Signs your pet with kidney disease may be feeling nauseous
Drooling, lip-licking, turning away from food or eating then stopping can all mean nausea, not fussiness, and nausea is treatable.

Fitting it into daily life

A final, practical word, because the aim is a pet who feels well, not a household ruled by a medication timetable. The comfort medicines are designed to fit reasonably easily into daily life. Some come in forms that make life simpler, the transdermal appetite ointment rubbed into the ear, for instance, sidesteps the battle of pilling a cat, and tablets can often be timed around meals to become part of a routine rather than a daily ordeal. Your vet and the practice nurses can advise on the easiest way to give each one, and small adjustments, the right formulation, the right timing, can make the difference between a medicine that is a struggle and one that quietly becomes part of the day.

The balance to aim for is sensible, not maximal. The point is not to medicate every minor variation or to turn your pet into a pin-cushion of pills, but to recognise genuine discomfort and treat it, so your pet feels well enough to eat and to enjoy their days. A pet whose nausea is controlled and whose appetite is supported is a pet who is more comfortable, eating better, and very often brighter in themselves, and that is squarely worth having.

A gentle daily comfort routine for a kidney patient
The aim is a pet that feels well enough to eat and enjoy the day, with medicines folded quietly into the routine.

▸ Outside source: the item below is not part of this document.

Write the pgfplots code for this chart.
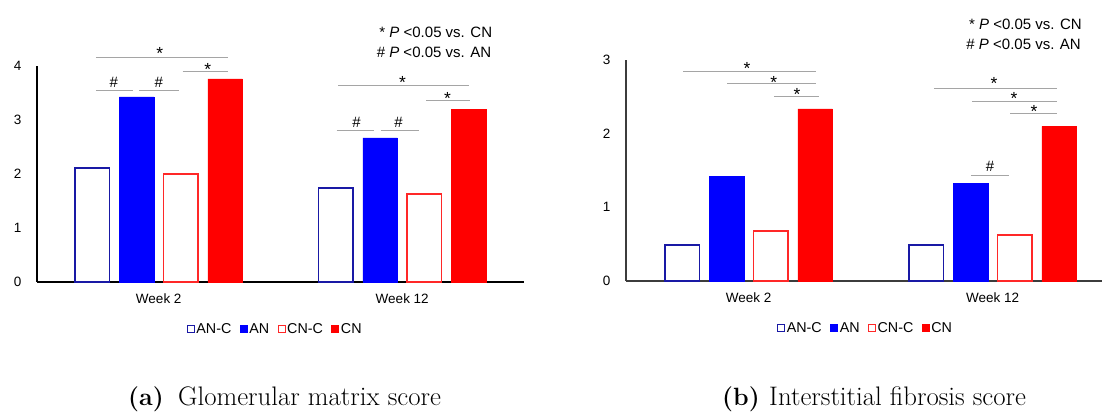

So, the message to take away and act on is simple. Alongside the medicines that slow kidney disease sits a second group whose job is to make your pet feel better now, by treating the nausea, supporting the appetite, and settling the stomach, and these are powerful tools for quality of life that owners too often do not think to ask for. If your pet with kidney disease seems queasy, off their food, or simply not themselves, do not assume that is just part of the disease to be endured. Raise it with your vet, ask specifically what can help them feel better, and you may be surprised how much difference a small, well-chosen addition can make to how your pet feels and eats. That conversation is one of the kindest things you can initiate on your pet's behalf.

References

  1. Quimby JM, Lunn KF. Mirtazapine as an appetite stimulant and anti-emetic in cats with chronic kidney disease: a masked placebo-controlled crossover clinical trial. The Veterinary Journal, 2013.
  2. Sparkes AH, Caney S, Chalhoub S, et al. ISFM Consensus Guidelines on the Diagnosis and Management of Feline Chronic Kidney Disease. Journal of Feline Medicine and Surgery, 2016.
  3. International Renal Interest Society (IRIS). IRIS Staging of CKD (modified 2023).